Keep in mind that if you buy one with a long focal length (for examples you can get them in lengths ranging up to 300mm or longer) that the longer your focal length the more impact that camera shake has on your images. More and more lenses these days are being released with Image Stabilisation (IS) to combat camera shake.
Macro Lenses – these lenses are specifically designed for shooting objects up close. Many lenses and cameras come with a ‘macro’ setting but true macro lenses will produce images that are life size and that enable you to get in incredibly close from the subject you’re shooting.
Wide Angle Lenses – As their name suggests, these lenses enable their users to take shots with a very wide perspective. They are useful for landscapes and for getting in nice and close to subjects still fitting a lot of them in.

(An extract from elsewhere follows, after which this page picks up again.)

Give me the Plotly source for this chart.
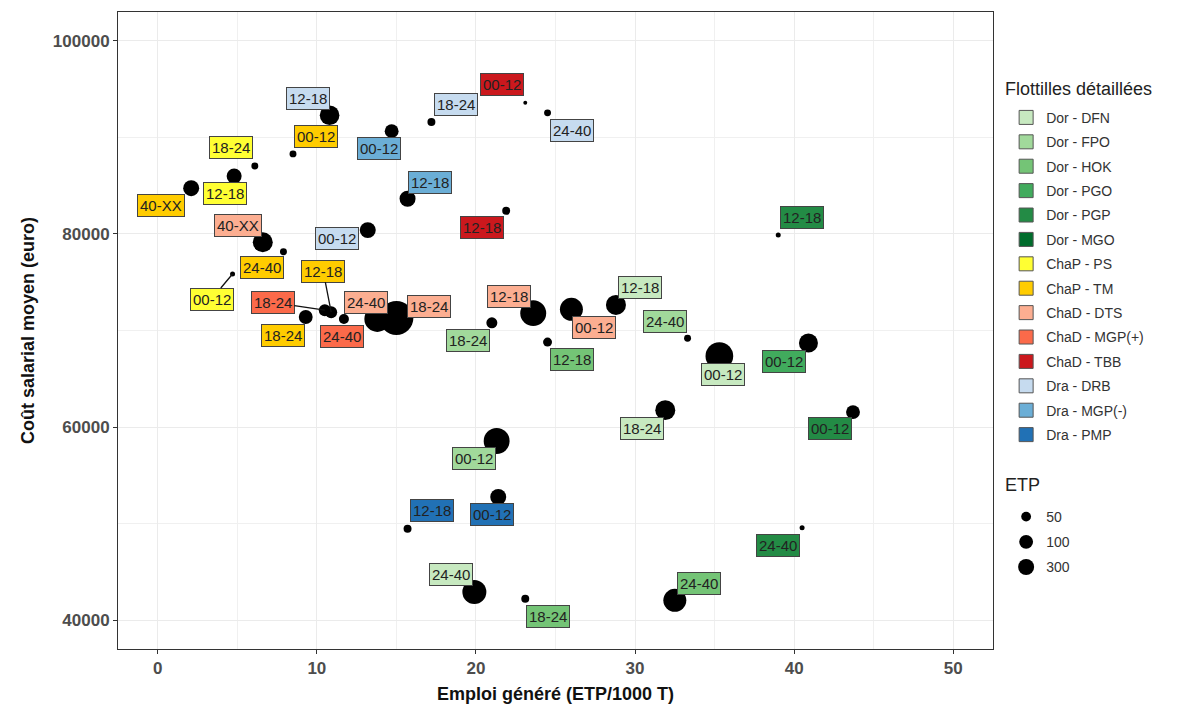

Wide angle lenses come both as prime lenses but also are being found at the lower end of telephoto zoom lenses increasingly. Be aware that very wide lenses will sometimes distort your image a little (or a lot), especially at the edges of your photos where they can be quite curved. This can be used to great effect but can also be quite frustrating at times.
At the extreme end of the ‘wide angle’ range are ‘fisheye lenses’ which purposely distort your image in a curved way to get more into the shot. Again this is a style of photography that many love but is an art to get right.
So there you have it – you’re now at least equipped with some definitions and starting points for shopping for your next DSLR lens purchase.